Di pesisir kampung Peling, ada jejak kaki berukuran besar di bebatuan. Sepelempar pandang ke laut, sebuah pohon tumbuh di batu Kasahu. Benarkah itu artefak dunia mitologis para raksasa dari era pra-sejarah di pulau Siau?
Lantas, apa reaksi anda bila tiba-tiba ada seseorang menyatakan kincir angin adalah sejatinya sosok raksasa? Lalu ia memgajak anda untuk gabung berperang melawan sang kincir angin? Itulah yang membuat saya terpingkal-pingkal di suatu hari di tahun 2018 oleh Haz Algebra. Pasalnya, sahabat saya yang dokter sekaligus penulis jenius ini mengirimi saya sebuah tulisan membedah kisah kekonyolan tokoh Alonso Quixano dalam novel El ingenioso hidalgo Don Quixote de la Mancha. Tokoh fiksi dari penghujung Abad Pertengahan Eropa ini menganggap kincir angin sebagai sosok raksasa yang harus diperanginya. Terhibur oleh gaya penulisannya yang segar penuh banyolan yang cerdas, saya menjadi sadar bahwa dongeng raksasa tak selamanya datang dari era pra-sejarah.

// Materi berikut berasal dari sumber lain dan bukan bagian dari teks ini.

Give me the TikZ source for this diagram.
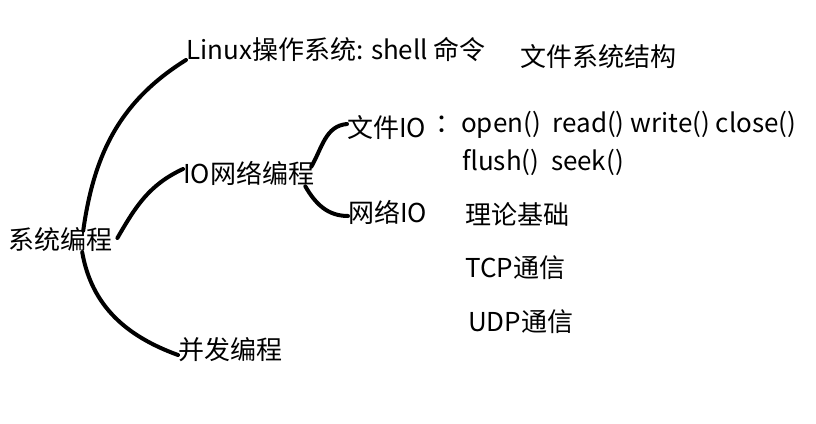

Demikian di Nusa Utara. Di tengah alam natural nan indah dan lembut, selalu ada kisah unik bahkan antagonis. Begitu saat saya menyambangi tempat-tempat penuh dongengan di kepulauan itu. Dongengan seakan mengisi ruang indah dari seni hidup. Selalu ada sesuatu yang ingin diucapkan oleh hati nurani zamannya lewat dongengan. Cerita-cerita yang diciptakan di tengah kemurungan. Para leluhur Nusa Utara seakan sangat percaya pada kekuatan dan ketajaman kata-kata. Lewat dongengan mereka tampil sebagai jiwa zaman. Di tengah data-data masa lampau itu, setidaknya saya bisa meyakini sebuah asumsi yang menyatakan bahwa seorang seniman selalu punya sesuatu untuk dikatakan lewat karyanya. Maka para leluhur Nusa Utara adalah para pencerita yang mewariskan dongengan menuju hari baik di esok hari, berupa kisah-kisah menakjubkan dari dunia nan hening namun menarik. Dan tanpa dongeng, dunia terasa menjadi suram di sana.
Mite raksasa sejatinya setua peradaban manusia. Dikisahkan sejak era mitologi bangsa Yunani hingga masa Nabi Nuh sebagaimana dicatat Kejadian pasal 6 dalam Bible. Dalam sumber mitologi Yunani, Cyclops, dikenal sebagai titant, merupakan makhluk bertubuh raksasa dan bermata satu yang merupakan anak dari Uranus dan Gaia, dewi perwujudan bumi. Dalam mitologi Hindu, makhluk sejenis raksasa disebut Detya, Yaksa, Asura, dan Rakshasa. Beberapa di antara mereka berwujud manusia dan disebut “Manusyha Rakshasa”. Dalam kitab Ramayana disebutkan mereka adalah makhluk yang diciptakan dari kaki Brahma. Dewa Brahma juga dikatakan pernah memberikan berkah kepada raksasa yang memujanya, seperti Wibisana, Hiranyaksa, dan Hiranyaksasipu. Dalam folklore orang-orang Nusa Utara dikenal nama-nama raksasa (ansuang) seperti Bakeng, Kila, Linsaha, Onding, Helping, dan Wangkoang.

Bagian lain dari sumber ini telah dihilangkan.